Zahab, who describes himself not only as the orchestra’s conductor but also its provocateur, commends the players, who number between 50 and 60, for their dedication. The conglomeration of undergraduates and grad students, with a sprinkling of staff and community members mixed in, put in long days. Many are science or engineering majors, others juggle jobs, tutoring or teaching duties, yet they find time at the end of the day for rehearsal.

He says his job in part is to revive and revitalize them.

“We all go out and try to do our best,” he said, adding that because the group isn’t comprised of music majors, they occasionally miss a note here and there. “But they make up for it with their energy and interest in the whole piece,” Zahab said.
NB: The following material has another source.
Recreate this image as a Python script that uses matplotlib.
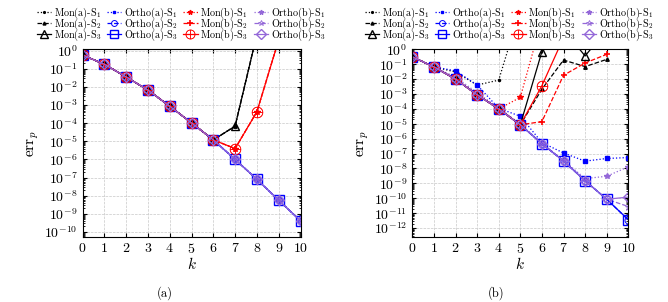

Part of his pleasure is wrapped up in exactly that. While professional musicians may play familiar pieces as if they’re punching a time clock, his orchestra members come to life with the excitement of the music.

“I’m always conscious of the fact I’m introducing them for the first time to great classics,” he said.

While some pieces considered to be standard to professional musicians may be new to some of his players, the March 1 concert stands out in that it’s an entire program of unfamiliar, unusual and new works.

That makes for even higher stakes and heightens what Zahab calls “the danger and uniqueness of a live performance.”

Like Williams, Zahab said he prefers to write for performers he knows so he can take into account their personalities.

“When you write a piece, it’s not just a recipe,” he said. “It’s a collection of possibilities,” able to be interpreted in a variety of ways by various performers, he said. If the ideas contained in the score are good ones, talented musicians should interpret the work in their own ways. “It’s like writing a script for gifted actors,” Zahab said: He expects he’ll find surprises in the way his works are played.

“It’s something I can’t foresee. I’m always discovering new things,” he said.